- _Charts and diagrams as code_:
_ _ _ _ _
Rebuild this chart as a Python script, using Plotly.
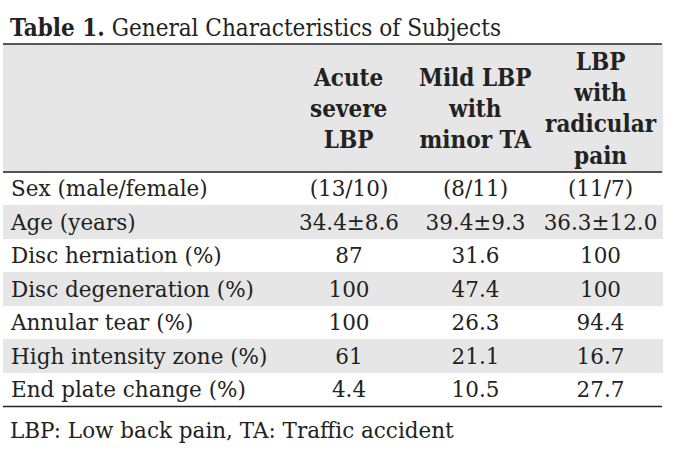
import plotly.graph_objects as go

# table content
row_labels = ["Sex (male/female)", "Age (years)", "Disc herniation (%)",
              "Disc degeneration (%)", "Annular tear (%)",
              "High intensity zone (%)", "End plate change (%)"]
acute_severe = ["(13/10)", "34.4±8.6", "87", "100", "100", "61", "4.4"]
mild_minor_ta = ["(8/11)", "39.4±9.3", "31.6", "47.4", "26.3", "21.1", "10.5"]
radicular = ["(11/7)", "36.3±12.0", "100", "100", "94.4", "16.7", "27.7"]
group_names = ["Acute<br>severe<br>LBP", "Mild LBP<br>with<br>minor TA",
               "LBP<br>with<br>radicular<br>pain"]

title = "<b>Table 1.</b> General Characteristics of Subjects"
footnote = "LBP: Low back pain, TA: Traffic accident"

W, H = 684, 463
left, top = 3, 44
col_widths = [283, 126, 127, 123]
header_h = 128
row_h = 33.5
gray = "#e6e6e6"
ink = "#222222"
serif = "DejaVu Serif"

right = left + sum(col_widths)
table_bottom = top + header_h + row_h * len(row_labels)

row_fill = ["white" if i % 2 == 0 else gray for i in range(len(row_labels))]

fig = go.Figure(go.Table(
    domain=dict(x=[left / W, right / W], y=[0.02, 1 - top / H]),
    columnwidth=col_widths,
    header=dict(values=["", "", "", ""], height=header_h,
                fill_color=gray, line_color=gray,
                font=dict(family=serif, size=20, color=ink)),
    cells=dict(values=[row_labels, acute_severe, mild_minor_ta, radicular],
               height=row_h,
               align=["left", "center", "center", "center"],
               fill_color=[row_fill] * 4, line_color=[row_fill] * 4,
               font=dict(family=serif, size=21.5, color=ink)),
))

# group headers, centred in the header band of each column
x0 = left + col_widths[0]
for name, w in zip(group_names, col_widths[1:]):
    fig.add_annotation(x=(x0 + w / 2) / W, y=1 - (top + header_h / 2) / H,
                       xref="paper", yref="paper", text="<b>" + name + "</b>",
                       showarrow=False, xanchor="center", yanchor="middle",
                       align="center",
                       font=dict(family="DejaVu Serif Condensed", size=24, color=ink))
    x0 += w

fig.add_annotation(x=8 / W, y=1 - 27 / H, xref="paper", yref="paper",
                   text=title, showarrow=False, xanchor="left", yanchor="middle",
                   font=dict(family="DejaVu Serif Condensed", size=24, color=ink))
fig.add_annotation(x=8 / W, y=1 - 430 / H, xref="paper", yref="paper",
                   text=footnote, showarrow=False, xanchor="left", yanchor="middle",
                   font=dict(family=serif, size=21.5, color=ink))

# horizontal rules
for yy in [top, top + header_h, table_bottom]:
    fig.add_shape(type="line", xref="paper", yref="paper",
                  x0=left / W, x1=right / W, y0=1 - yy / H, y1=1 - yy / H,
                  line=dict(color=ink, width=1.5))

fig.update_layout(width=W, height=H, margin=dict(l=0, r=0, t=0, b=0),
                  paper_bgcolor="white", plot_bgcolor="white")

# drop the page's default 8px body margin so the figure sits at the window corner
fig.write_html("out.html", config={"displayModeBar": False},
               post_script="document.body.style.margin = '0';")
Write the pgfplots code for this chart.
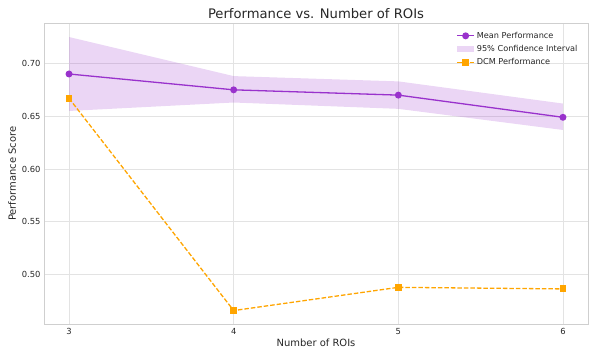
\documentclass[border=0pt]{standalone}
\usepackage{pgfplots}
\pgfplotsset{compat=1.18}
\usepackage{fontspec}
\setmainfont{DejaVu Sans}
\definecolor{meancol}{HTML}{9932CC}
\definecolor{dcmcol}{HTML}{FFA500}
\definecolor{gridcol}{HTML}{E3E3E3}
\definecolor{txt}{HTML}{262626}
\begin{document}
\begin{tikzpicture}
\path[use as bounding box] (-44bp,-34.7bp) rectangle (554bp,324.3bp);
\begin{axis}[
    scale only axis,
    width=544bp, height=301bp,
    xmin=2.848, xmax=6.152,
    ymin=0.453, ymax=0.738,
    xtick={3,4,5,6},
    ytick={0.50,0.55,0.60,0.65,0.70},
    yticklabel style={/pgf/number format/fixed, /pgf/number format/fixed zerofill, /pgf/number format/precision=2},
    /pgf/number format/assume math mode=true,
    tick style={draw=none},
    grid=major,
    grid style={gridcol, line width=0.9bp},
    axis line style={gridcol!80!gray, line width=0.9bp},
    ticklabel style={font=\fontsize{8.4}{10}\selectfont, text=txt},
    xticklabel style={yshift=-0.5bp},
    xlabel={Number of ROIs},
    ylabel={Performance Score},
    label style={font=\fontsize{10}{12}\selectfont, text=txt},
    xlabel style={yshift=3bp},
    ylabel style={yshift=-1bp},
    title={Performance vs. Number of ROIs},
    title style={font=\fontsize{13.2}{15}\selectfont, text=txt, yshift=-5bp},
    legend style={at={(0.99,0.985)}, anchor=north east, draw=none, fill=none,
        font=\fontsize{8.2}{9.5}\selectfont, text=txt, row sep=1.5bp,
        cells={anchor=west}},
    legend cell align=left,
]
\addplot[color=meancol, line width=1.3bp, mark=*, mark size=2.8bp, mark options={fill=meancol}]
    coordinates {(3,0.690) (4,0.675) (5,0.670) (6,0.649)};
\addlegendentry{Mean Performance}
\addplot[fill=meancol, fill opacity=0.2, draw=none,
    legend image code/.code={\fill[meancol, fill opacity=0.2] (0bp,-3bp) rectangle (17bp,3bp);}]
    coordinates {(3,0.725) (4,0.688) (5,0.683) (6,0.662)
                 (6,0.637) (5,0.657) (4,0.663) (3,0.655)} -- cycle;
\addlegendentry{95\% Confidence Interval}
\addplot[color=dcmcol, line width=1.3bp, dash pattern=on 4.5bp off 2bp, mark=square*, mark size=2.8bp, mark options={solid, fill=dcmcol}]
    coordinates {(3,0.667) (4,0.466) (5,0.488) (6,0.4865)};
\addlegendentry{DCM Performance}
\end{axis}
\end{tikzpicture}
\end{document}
_ _ _ _ _
- _Challenge_: Please give again the entries word for word, starting at the first line and ending with the line that contains "import plotly.graph_objects as go"; include both of those lines but none of the pictures.

- _Answer_:
Rebuild this chart as a Python script, using Plotly.
import plotly.graph_objects as go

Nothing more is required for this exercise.